* Cap hike destined to fund acquisitions, raise stakes in firms
* Capital increase set at nearly $6 billion
* Enersis positioned as leading regional energy group
* Approval comes after months-long battle, hike first set at $8 bln
By Anthony Esposito and Felipe Iturrieta
SANTIAGO, Dec 20 (Reuters) - Shareholders of Chile’s Enersis on Thursday approved a controversial planned capital increase of nearly $6 billion, the biggest in the country’s history, that will position Enersis as the region’s leading energy group.
The approval comes after a months-long tussle between Chile’s powerful pension funds and Enersis over the amount of the capital hike, intended to fund acquisition opportunities and raise stakes in firms in which it already has a participation.
The increase was originally set at $8.02 billion, but minority shareholders argued that assets Enersis’ parent company, Spanish energy company Endesa, planned to use to subscribe to its portion of the share issue were overpriced.
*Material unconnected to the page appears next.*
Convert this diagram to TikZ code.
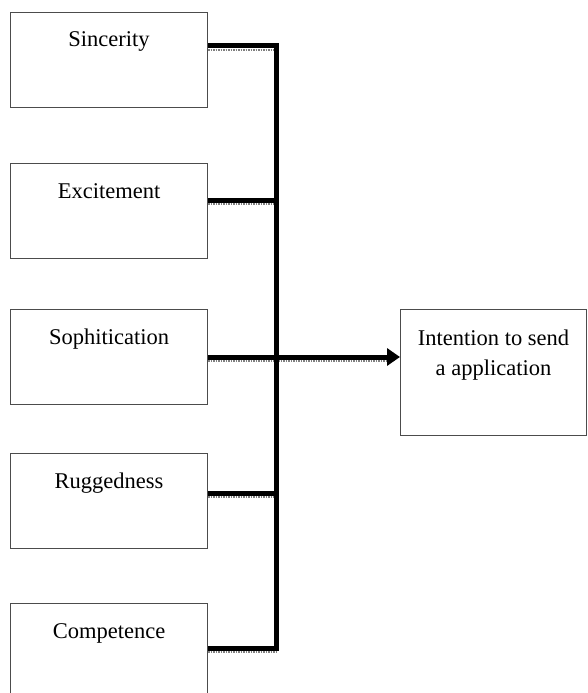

Shareholders on Thursday approved the proposal to release around 16.441 billion shares of Enersis at 173 pesos each. Enersis shares closed at 173.75 pesos on Thursday.
“AFP Capital (pension fund) decided to approve Enersis’ proposed capital increase under the conditions presented today during the shareholders’ meeting,” AFP said in a statement. “The capital increase can be analyzed as being beneficial for both parts,” it added.
Of the total, Endesa will subscribe to almost 10 billion shares in exchange for a number of its Latin American assets, which it had valued at around $3.6 billion.
Endesa has said it hoped Enersis will complete the capital increase during the first half of 2013.
“We’ve re-ordered the situation,” Endesa Chairman Borja Prado told reporters at the end of the meeting. “We’ve defined an investment vehicle for Latin America and we want to make it grow.”
Enersis will use part of the increase to make acquisitions in Brazil, Colombia and Peru, Endesa said earlier this month. The company has energy generation, transmission and distribution operations in Argentina, Brazil, Colombia, Chile and Peru.
Private pension funds had also expressed skepticism about Enersis’ plans to use the proceeds, suggesting the operation might be aimed at helping Endesa’s parent company, Italy’s Enel , Europe’s most indebted utility.
Opposition from minority shareholders, especially the pension funds, had prompted Chile’s regulator to step in and impose conditions on the deal.
Thanks to the operation, Enersis will have the biggest market capitalization of Santiago’s blue-chip IPSA stock index.
Shares in Enersis closed 0.36 percent weaker on Thursday, underperforming the IPSA, which ended broadly flat.